Long-Term Approaches to Appalachian Investment Needed Given Region’s Coal Projections
Severance Tax Permanent Fund Could Help Extend Financial Resources for the Future
March 13, 2012
With forecasts predicting eastern Kentucky coal production could decline 70 percent by the end of the decade, the region needs a long-term approach to transitioning the economy including the creation of a permanent fund from coal severance tax resources, according to a new report released today by the Mountain Association for Community Economic Development (MACED) and the Kentucky Center for Economic Policy (KCEP).
“The UPike debate has raised important questions about how to best invest in developing and diversifying the eastern Kentucky economy,” said Justin Maxson, President of MACED. “But underlying this conversation should be an analysis of what’s happening with coal, discussion of which investments make the most sense and a long-term approach to the challenges we face.”

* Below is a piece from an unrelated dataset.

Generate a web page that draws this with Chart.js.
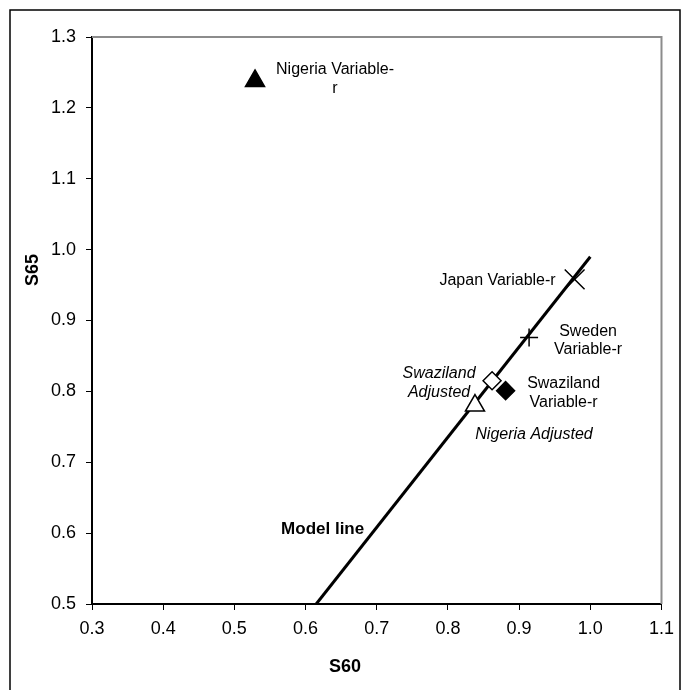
<!DOCTYPE html>
<html>
<head>
<meta charset="utf-8">
<script src="https://cdn.jsdelivr.net/npm/chart.js@4/dist/chart.umd.min.js"></script>
<style>
  html, body { margin: 0; padding: 0; background: #fff; }
  #chart { display: block; }
</style>
</head>
<body>
<canvas id="chart" width="682" height="690"></canvas>
<script>
// ===========================
// Data
// ===========================

const pointNames = ['Nigeria Variable-r', 'Nigeria Adjusted', 'Japan Variable-r', 'Sweden Variable-r', 'Swaziland Adjusted', 'Swaziland Variable-r'];
const s60Values = [0.529, 0.838, 0.978, 0.914, 0.862, 0.881];
const s65Values = [1.238, 0.780, 0.958, 0.876, 0.815, 0.801];

const modelLineS60 = [0.615, 1.0];
const modelLineS65 = [0.5, 0.99];

const xTicks = [0.3, 0.4, 0.5, 0.6, 0.7, 0.8, 0.9, 1.0, 1.1];
const yTicks = [0.5, 0.6, 0.7, 0.8, 0.9, 1.0, 1.1, 1.2, 1.3];

// ===========================
// Styles
// ===========================

const FONT = "'Liberation Sans', Arial, sans-serif";

const markerStyles = [
    { style: 'triangle', fill: '#000', radius: 11 },
    { style: 'triangle', fill: '#fff', radius: 11 },
    { style: 'crossRot', fill: '#fff', radius: 14 },
    { style: 'cross', fill: '#fff', radius: 9 },
    { style: 'rectRot', fill: '#fff', radius: 9 },
    { style: 'rectRot', fill: '#000', radius: 9 }
];

// label lines per point, with pixel offset from the marker
const pointLabels = [
    { lines: ['Nigeria Variable-', 'r'], dx: 80, dy: [-11, 8], align: 'center', italic: false },
    { lines: ['Nigeria Adjusted'], dx: 59, dy: [29], align: 'center', italic: true },
    { lines: ['Japan Variable-r'], dx: -19, dy: [1], align: 'right', italic: false },
    { lines: ['Sweden', 'Variable-r'], dx: 59, dy: [-6, 12], align: 'center', italic: false },
    { lines: ['Swaziland', 'Adjusted'], dx: -53, dy: [-7, 12], align: 'center', italic: true },
    { lines: ['Swaziland', 'Variable-r'], dx: 58, dy: [-7, 12], align: 'center', italic: false }
];

// ===========================
// Plugins
// ===========================

const framePlugin = {
    id: 'frame',
    beforeDatasetsDraw(chart) {
        const { ctx, chartArea: a } = chart;
        ctx.save();
        ctx.strokeStyle = '#8c8c8c';
        ctx.lineWidth = 2;
        ctx.beginPath();
        ctx.moveTo(a.left, a.top);
        ctx.lineTo(a.right, a.top);
        ctx.lineTo(a.right, a.bottom);
        ctx.stroke();

        // outer border of the figure
        ctx.strokeStyle = '#000';
        ctx.lineWidth = 1.5;
        ctx.beginPath();
        ctx.moveTo(10, 700);
        ctx.lineTo(10, 10);
        ctx.lineTo(680, 10);
        ctx.lineTo(680, 700);
        ctx.stroke();
        ctx.restore();
    },
    afterDatasetsDraw(chart) {
        const { ctx } = chart;
        const xs = chart.scales.x;
        const ys = chart.scales.y;
        ctx.save();
        ctx.fillStyle = '#000';
        ctx.textBaseline = 'middle';

        pointLabels.forEach((lbl, i) => {
            const px = xs.getPixelForValue(s60Values[i]);
            const py = ys.getPixelForValue(s65Values[i]);
            ctx.font = (lbl.italic ? 'italic ' : '') + '16px ' + FONT;
            ctx.textAlign = lbl.align;
            lbl.lines.forEach((line, j) => {
                ctx.fillText(line, px + lbl.dx, py + lbl.dy[j]);
            });
        });

        ctx.font = 'bold 17px ' + FONT;
        ctx.textAlign = 'center';
        ctx.fillText('Model line', xs.getPixelForValue(0.624), ys.getPixelForValue(0.605));

        // axis titles
        ctx.font = 'bold 18px ' + FONT;
        ctx.fillText('S60', 345, 667);
        ctx.translate(33, 270);
        ctx.rotate(-Math.PI / 2);
        ctx.fillText('S65', 0, 0);
        ctx.restore();
    }
};

// ===========================
// Chart
// ===========================

const ctx = document.getElementById('chart');

new Chart(ctx, {
    type: 'scatter',
    data: {
        datasets: [
            {
                label: 'Model line',
                type: 'line',
                data: modelLineS60.map((x, i) => ({ x: x, y: modelLineS65[i] })),
                borderColor: '#000',
                borderWidth: 3,
                pointRadius: 0,
                fill: false,
                order: 10
            },
            {
                label: 'Countries',
                data: s60Values.map((x, i) => ({ x: x, y: s65Values[i], name: pointNames[i] })),
                pointStyle: markerStyles.map(m => m.style),
                pointRadius: markerStyles.map(m => m.radius),
                backgroundColor: markerStyles.map(m => m.fill),
                borderColor: '#000',
                borderWidth: 1.5,
                order: 1
            }
        ]
    },
    options: {
        responsive: false,
        devicePixelRatio: 1,
        animation: false,
        layout: {
            padding: { left: 10, right: 19, top: 37, bottom: 6 }
        },
        plugins: {
            legend: { display: false },
            tooltip: { enabled: false }
        },
        scales: {
            x: {
                type: 'linear',
                min: 0.3,
                max: 1.1,
                afterBuildTicks: s => { s.ticks = xTicks.map(v => ({ value: v })); },
                afterFit: s => { s.height = 80; },
                ticks: {
                    padding: 8,
                    color: '#000',
                    font: { family: FONT, size: 18 },
                    callback: v => v.toFixed(1)
                },
                grid: {
                    drawOnChartArea: false,
                    drawTicks: true,
                    tickLength: 6,
                    color: '#000',
                    lineWidth: 1
                },
                border: { display: true, color: '#000', width: 2 }
            },
            y: {
                type: 'linear',
                min: 0.5,
                max: 1.3,
                afterBuildTicks: s => { s.ticks = yTicks.map(v => ({ value: v })); },
                afterFit: s => { s.width = 82; },
                ticks: {
                    padding: 10,
                    color: '#000',
                    font: { family: FONT, size: 18 },
                    callback: v => v.toFixed(1)
                },
                grid: {
                    drawOnChartArea: false,
                    drawTicks: true,
                    tickLength: 6,
                    color: '#000',
                    lineWidth: 1
                },
                border: { display: true, color: '#000', width: 2 }
            }
        }
    },
    plugins: [framePlugin]
});
</script>
</body>
</html>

The report recommends creating a permanent fund from a portion of coal severance tax revenue in order to extend investment in the region over the long-time horizon required to diversify the economy. A fund could turn a portion of the wealth created through the coming economic transition into a permanent asset for future investment. Other natural resource-rich states, including Wyoming, Alaska and Montana, have created permanent funds.
The report estimates that a permanent fund involving a one percent severance tax could grow to $735 million by 2035 and be able to pay annual dividends of $31 million (in current dollars) at that time just using eastern Kentucky revenue. Annual dividends from a fund would surpass annual coal severance tax revenue used to capitalize the fund in about ten years, and the region would have a permanent asset for investments in education, economic development and other purposes. The one percent could come from existing resources or in part by matching Kentucky’s 4.5 percent severance tax rate to West Virginia’s five percent rate.
The report utilizes official Energy Information Administration forecasts that project Central Appalachian coal production will decline because of diminishing coal reserves, cheaper coal in other regions, a shift away from coal to natural gas and other energy sources, and regulations that address coal’s health and environmental impacts.
“If recent trends and official projections hold, the region’s economy will experience new economic challenges from the decline of coal jobs on top of the considerable problems it already faces,” said Maxson. “Now is the time to get serious about involving eastern Kentuckians in creating a plan for the future. We need creative and careful approaches that will work over the long-term.”
The report also describes the recent history of the coal severance tax, noting problems with some past uses of coal severance tax dollars as well as the process by which decisions are sometimes made. Much of the monies allocated for economic development uses throughout the 1990s went to build regional industrial parks with mixed success, while in recent years more of the dollars have been allocated to build water/sewer infrastructure, pay for a wide range of earmarks in local counties, or fund particular educational or social programs.